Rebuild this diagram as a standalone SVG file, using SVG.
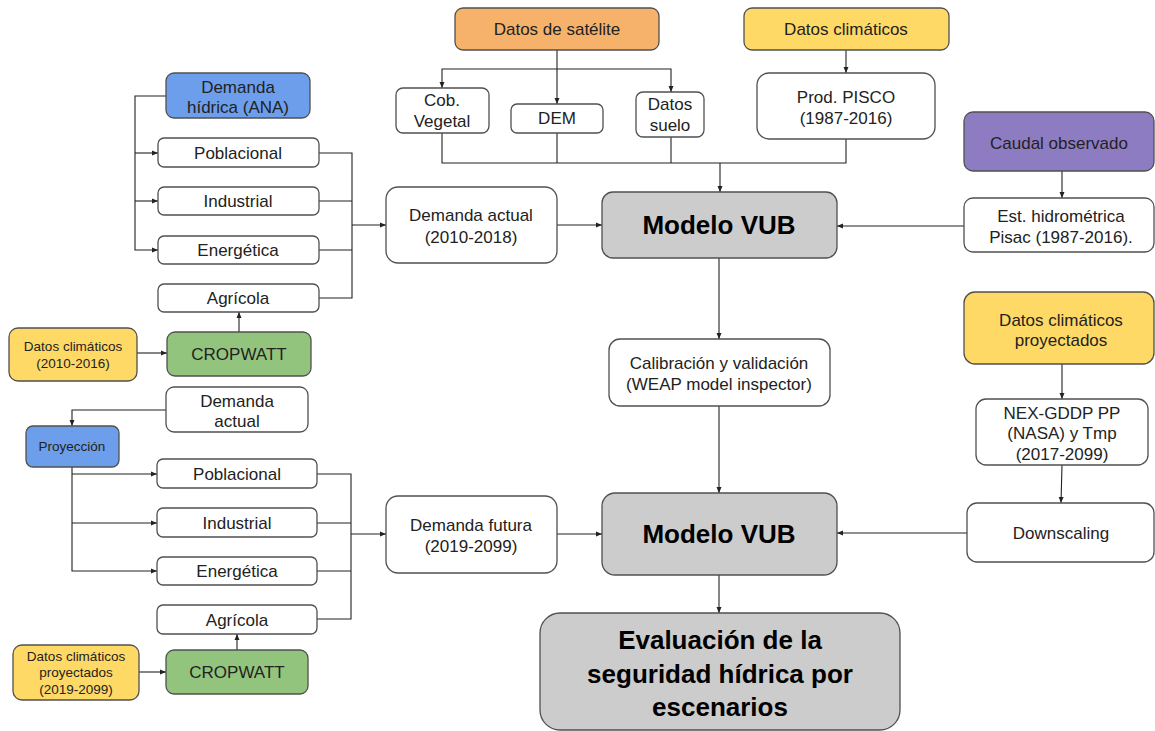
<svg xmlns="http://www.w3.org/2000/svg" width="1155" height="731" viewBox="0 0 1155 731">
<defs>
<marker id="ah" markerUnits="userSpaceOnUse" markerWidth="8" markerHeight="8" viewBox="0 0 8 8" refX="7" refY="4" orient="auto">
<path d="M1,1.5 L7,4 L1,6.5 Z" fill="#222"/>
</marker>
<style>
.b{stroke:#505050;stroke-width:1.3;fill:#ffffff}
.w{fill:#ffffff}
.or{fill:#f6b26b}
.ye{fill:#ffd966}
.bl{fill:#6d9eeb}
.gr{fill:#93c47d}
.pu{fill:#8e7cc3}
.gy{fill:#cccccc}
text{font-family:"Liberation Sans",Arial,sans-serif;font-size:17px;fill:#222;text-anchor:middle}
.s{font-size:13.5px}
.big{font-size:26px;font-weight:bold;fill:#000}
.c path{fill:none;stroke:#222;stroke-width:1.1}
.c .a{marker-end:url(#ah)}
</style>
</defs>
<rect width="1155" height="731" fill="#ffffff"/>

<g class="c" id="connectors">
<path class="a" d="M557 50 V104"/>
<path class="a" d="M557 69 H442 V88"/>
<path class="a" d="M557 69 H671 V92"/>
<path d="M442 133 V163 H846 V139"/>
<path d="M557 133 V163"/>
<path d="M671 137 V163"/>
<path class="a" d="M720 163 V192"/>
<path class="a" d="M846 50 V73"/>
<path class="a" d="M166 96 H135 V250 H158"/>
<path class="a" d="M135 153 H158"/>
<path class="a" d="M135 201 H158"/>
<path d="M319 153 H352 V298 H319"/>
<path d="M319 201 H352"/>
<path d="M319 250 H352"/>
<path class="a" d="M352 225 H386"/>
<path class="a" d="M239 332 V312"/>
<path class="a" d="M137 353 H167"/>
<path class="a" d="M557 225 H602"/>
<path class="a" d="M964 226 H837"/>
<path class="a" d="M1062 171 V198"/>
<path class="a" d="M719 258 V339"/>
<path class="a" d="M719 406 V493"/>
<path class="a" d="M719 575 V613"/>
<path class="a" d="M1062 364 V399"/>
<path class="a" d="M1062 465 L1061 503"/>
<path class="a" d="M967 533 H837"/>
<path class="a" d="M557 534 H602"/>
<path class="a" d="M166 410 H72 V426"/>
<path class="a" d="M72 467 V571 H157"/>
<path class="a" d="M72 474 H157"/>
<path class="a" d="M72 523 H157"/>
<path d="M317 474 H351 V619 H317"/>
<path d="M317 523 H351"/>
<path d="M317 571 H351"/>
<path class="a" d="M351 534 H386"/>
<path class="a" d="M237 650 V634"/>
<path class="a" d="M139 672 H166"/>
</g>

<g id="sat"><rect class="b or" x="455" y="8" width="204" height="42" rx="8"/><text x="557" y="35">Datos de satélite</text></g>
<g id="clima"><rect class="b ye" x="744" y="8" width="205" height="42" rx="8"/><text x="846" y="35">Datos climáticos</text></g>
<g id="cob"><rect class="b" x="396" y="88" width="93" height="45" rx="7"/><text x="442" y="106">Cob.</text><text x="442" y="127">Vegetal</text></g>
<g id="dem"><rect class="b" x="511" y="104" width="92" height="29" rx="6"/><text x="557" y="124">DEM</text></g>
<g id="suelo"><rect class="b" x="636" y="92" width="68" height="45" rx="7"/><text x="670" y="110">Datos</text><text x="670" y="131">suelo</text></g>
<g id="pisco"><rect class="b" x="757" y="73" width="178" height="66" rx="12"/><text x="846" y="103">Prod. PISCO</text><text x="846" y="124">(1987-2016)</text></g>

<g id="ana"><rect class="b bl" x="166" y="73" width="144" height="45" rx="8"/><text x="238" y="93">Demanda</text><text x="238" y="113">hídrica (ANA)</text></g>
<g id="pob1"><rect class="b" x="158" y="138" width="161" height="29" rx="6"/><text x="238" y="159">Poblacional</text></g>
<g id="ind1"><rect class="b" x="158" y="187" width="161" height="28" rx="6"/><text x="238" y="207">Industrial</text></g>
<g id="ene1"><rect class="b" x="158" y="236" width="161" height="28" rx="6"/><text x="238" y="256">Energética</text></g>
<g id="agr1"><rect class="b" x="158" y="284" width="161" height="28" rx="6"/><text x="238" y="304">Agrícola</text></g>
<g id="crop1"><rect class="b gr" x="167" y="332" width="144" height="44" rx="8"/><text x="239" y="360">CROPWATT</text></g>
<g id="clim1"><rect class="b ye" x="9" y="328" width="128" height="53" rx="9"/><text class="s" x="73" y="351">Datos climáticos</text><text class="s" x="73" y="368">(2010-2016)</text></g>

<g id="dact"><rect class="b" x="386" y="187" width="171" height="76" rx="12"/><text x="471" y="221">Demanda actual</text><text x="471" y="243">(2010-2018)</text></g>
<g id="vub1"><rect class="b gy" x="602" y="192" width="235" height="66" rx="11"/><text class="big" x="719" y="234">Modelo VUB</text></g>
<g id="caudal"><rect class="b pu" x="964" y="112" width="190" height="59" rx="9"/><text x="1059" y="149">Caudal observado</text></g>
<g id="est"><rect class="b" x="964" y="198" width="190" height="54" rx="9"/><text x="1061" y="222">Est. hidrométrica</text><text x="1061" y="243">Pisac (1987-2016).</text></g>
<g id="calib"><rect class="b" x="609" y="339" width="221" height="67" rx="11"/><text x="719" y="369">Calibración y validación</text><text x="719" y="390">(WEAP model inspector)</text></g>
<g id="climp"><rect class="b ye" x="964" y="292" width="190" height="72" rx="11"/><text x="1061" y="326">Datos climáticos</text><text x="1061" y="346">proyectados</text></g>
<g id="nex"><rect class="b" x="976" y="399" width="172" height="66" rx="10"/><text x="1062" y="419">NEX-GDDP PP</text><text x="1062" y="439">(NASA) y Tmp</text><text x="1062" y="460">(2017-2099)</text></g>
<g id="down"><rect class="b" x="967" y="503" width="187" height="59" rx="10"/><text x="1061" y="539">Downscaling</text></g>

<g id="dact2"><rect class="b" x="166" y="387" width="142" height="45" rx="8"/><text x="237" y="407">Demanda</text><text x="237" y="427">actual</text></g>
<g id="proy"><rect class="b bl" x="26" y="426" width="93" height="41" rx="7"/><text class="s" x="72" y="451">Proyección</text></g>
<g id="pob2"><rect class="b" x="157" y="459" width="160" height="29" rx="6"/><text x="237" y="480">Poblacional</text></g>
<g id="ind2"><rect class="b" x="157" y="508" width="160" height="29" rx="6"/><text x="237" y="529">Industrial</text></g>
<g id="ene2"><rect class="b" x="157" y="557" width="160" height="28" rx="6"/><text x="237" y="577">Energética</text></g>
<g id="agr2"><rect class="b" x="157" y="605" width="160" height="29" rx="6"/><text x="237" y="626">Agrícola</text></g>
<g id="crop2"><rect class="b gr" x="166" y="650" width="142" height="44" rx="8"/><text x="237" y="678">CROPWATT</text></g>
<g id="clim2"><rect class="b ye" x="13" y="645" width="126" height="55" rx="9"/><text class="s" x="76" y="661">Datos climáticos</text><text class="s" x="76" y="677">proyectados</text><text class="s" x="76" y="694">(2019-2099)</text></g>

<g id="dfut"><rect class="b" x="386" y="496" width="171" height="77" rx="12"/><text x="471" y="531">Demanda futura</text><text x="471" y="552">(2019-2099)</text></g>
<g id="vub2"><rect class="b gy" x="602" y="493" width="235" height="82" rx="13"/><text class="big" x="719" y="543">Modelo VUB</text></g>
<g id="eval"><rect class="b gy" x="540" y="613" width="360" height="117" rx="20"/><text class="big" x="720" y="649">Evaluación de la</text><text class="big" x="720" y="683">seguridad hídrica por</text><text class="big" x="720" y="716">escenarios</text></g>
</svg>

== Task details ==
Output the material word for word, omitting its pictures.

== Solution for this problem ==
Rebuild this diagram as a standalone SVG file, using SVG.
<svg xmlns="http://www.w3.org/2000/svg" width="1155" height="731" viewBox="0 0 1155 731">
<defs>
<marker id="ah" markerUnits="userSpaceOnUse" markerWidth="8" markerHeight="8" viewBox="0 0 8 8" refX="7" refY="4" orient="auto">
<path d="M1,1.5 L7,4 L1,6.5 Z" fill="#222"/>
</marker>
<style>
.b{stroke:#505050;stroke-width:1.3;fill:#ffffff}
.w{fill:#ffffff}
.or{fill:#f6b26b}
.ye{fill:#ffd966}
.bl{fill:#6d9eeb}
.gr{fill:#93c47d}
.pu{fill:#8e7cc3}
.gy{fill:#cccccc}
text{font-family:"Liberation Sans",Arial,sans-serif;font-size:17px;fill:#222;text-anchor:middle}
.s{font-size:13.5px}
.big{font-size:26px;font-weight:bold;fill:#000}
.c path{fill:none;stroke:#222;stroke-width:1.1}
.c .a{marker-end:url(#ah)}
</style>
</defs>
<rect width="1155" height="731" fill="#ffffff"/>

<g class="c" id="connectors">
<path class="a" d="M557 50 V104"/>
<path class="a" d="M557 69 H442 V88"/>
<path class="a" d="M557 69 H671 V92"/>
<path d="M442 133 V163 H846 V139"/>
<path d="M557 133 V163"/>
<path d="M671 137 V163"/>
<path class="a" d="M720 163 V192"/>
<path class="a" d="M846 50 V73"/>
<path class="a" d="M166 96 H135 V250 H158"/>
<path class="a" d="M135 153 H158"/>
<path class="a" d="M135 201 H158"/>
<path d="M319 153 H352 V298 H319"/>
<path d="M319 201 H352"/>
<path d="M319 250 H352"/>
<path class="a" d="M352 225 H386"/>
<path class="a" d="M239 332 V312"/>
<path class="a" d="M137 353 H167"/>
<path class="a" d="M557 225 H602"/>
<path class="a" d="M964 226 H837"/>
<path class="a" d="M1062 171 V198"/>
<path class="a" d="M719 258 V339"/>
<path class="a" d="M719 406 V493"/>
<path class="a" d="M719 575 V613"/>
<path class="a" d="M1062 364 V399"/>
<path class="a" d="M1062 465 L1061 503"/>
<path class="a" d="M967 533 H837"/>
<path class="a" d="M557 534 H602"/>
<path class="a" d="M166 410 H72 V426"/>
<path class="a" d="M72 467 V571 H157"/>
<path class="a" d="M72 474 H157"/>
<path class="a" d="M72 523 H157"/>
<path d="M317 474 H351 V619 H317"/>
<path d="M317 523 H351"/>
<path d="M317 571 H351"/>
<path class="a" d="M351 534 H386"/>
<path class="a" d="M237 650 V634"/>
<path class="a" d="M139 672 H166"/>
</g>

<g id="sat"><rect class="b or" x="455" y="8" width="204" height="42" rx="8"/><text x="557" y="35">Datos de satélite</text></g>
<g id="clima"><rect class="b ye" x="744" y="8" width="205" height="42" rx="8"/><text x="846" y="35">Datos climáticos</text></g>
<g id="cob"><rect class="b" x="396" y="88" width="93" height="45" rx="7"/><text x="442" y="106">Cob.</text><text x="442" y="127">Vegetal</text></g>
<g id="dem"><rect class="b" x="511" y="104" width="92" height="29" rx="6"/><text x="557" y="124">DEM</text></g>
<g id="suelo"><rect class="b" x="636" y="92" width="68" height="45" rx="7"/><text x="670" y="110">Datos</text><text x="670" y="131">suelo</text></g>
<g id="pisco"><rect class="b" x="757" y="73" width="178" height="66" rx="12"/><text x="846" y="103">Prod. PISCO</text><text x="846" y="124">(1987-2016)</text></g>

<g id="ana"><rect class="b bl" x="166" y="73" width="144" height="45" rx="8"/><text x="238" y="93">Demanda</text><text x="238" y="113">hídrica (ANA)</text></g>
<g id="pob1"><rect class="b" x="158" y="138" width="161" height="29" rx="6"/><text x="238" y="159">Poblacional</text></g>
<g id="ind1"><rect class="b" x="158" y="187" width="161" height="28" rx="6"/><text x="238" y="207">Industrial</text></g>
<g id="ene1"><rect class="b" x="158" y="236" width="161" height="28" rx="6"/><text x="238" y="256">Energética</text></g>
<g id="agr1"><rect class="b" x="158" y="284" width="161" height="28" rx="6"/><text x="238" y="304">Agrícola</text></g>
<g id="crop1"><rect class="b gr" x="167" y="332" width="144" height="44" rx="8"/><text x="239" y="360">CROPWATT</text></g>
<g id="clim1"><rect class="b ye" x="9" y="328" width="128" height="53" rx="9"/><text class="s" x="73" y="351">Datos climáticos</text><text class="s" x="73" y="368">(2010-2016)</text></g>

<g id="dact"><rect class="b" x="386" y="187" width="171" height="76" rx="12"/><text x="471" y="221">Demanda actual</text><text x="471" y="243">(2010-2018)</text></g>
<g id="vub1"><rect class="b gy" x="602" y="192" width="235" height="66" rx="11"/><text class="big" x="719" y="234">Modelo VUB</text></g>
<g id="caudal"><rect class="b pu" x="964" y="112" width="190" height="59" rx="9"/><text x="1059" y="149">Caudal observado</text></g>
<g id="est"><rect class="b" x="964" y="198" width="190" height="54" rx="9"/><text x="1061" y="222">Est. hidrométrica</text><text x="1061" y="243">Pisac (1987-2016).</text></g>
<g id="calib"><rect class="b" x="609" y="339" width="221" height="67" rx="11"/><text x="719" y="369">Calibración y validación</text><text x="719" y="390">(WEAP model inspector)</text></g>
<g id="climp"><rect class="b ye" x="964" y="292" width="190" height="72" rx="11"/><text x="1061" y="326">Datos climáticos</text><text x="1061" y="346">proyectados</text></g>
<g id="nex"><rect class="b" x="976" y="399" width="172" height="66" rx="10"/><text x="1062" y="419">NEX-GDDP PP</text><text x="1062" y="439">(NASA) y Tmp</text><text x="1062" y="460">(2017-2099)</text></g>
<g id="down"><rect class="b" x="967" y="503" width="187" height="59" rx="10"/><text x="1061" y="539">Downscaling</text></g>

<g id="dact2"><rect class="b" x="166" y="387" width="142" height="45" rx="8"/><text x="237" y="407">Demanda</text><text x="237" y="427">actual</text></g>
<g id="proy"><rect class="b bl" x="26" y="426" width="93" height="41" rx="7"/><text class="s" x="72" y="451">Proyección</text></g>
<g id="pob2"><rect class="b" x="157" y="459" width="160" height="29" rx="6"/><text x="237" y="480">Poblacional</text></g>
<g id="ind2"><rect class="b" x="157" y="508" width="160" height="29" rx="6"/><text x="237" y="529">Industrial</text></g>
<g id="ene2"><rect class="b" x="157" y="557" width="160" height="28" rx="6"/><text x="237" y="577">Energética</text></g>
<g id="agr2"><rect class="b" x="157" y="605" width="160" height="29" rx="6"/><text x="237" y="626">Agrícola</text></g>
<g id="crop2"><rect class="b gr" x="166" y="650" width="142" height="44" rx="8"/><text x="237" y="678">CROPWATT</text></g>
<g id="clim2"><rect class="b ye" x="13" y="645" width="126" height="55" rx="9"/><text class="s" x="76" y="661">Datos climáticos</text><text class="s" x="76" y="677">proyectados</text><text class="s" x="76" y="694">(2019-2099)</text></g>

<g id="dfut"><rect class="b" x="386" y="496" width="171" height="77" rx="12"/><text x="471" y="531">Demanda futura</text><text x="471" y="552">(2019-2099)</text></g>
<g id="vub2"><rect class="b gy" x="602" y="493" width="235" height="82" rx="13"/><text class="big" x="719" y="543">Modelo VUB</text></g>
<g id="eval"><rect class="b gy" x="540" y="613" width="360" height="117" rx="20"/><text class="big" x="720" y="649">Evaluación de la</text><text class="big" x="720" y="683">seguridad hídrica por</text><text class="big" x="720" y="716">escenarios</text></g>
</svg>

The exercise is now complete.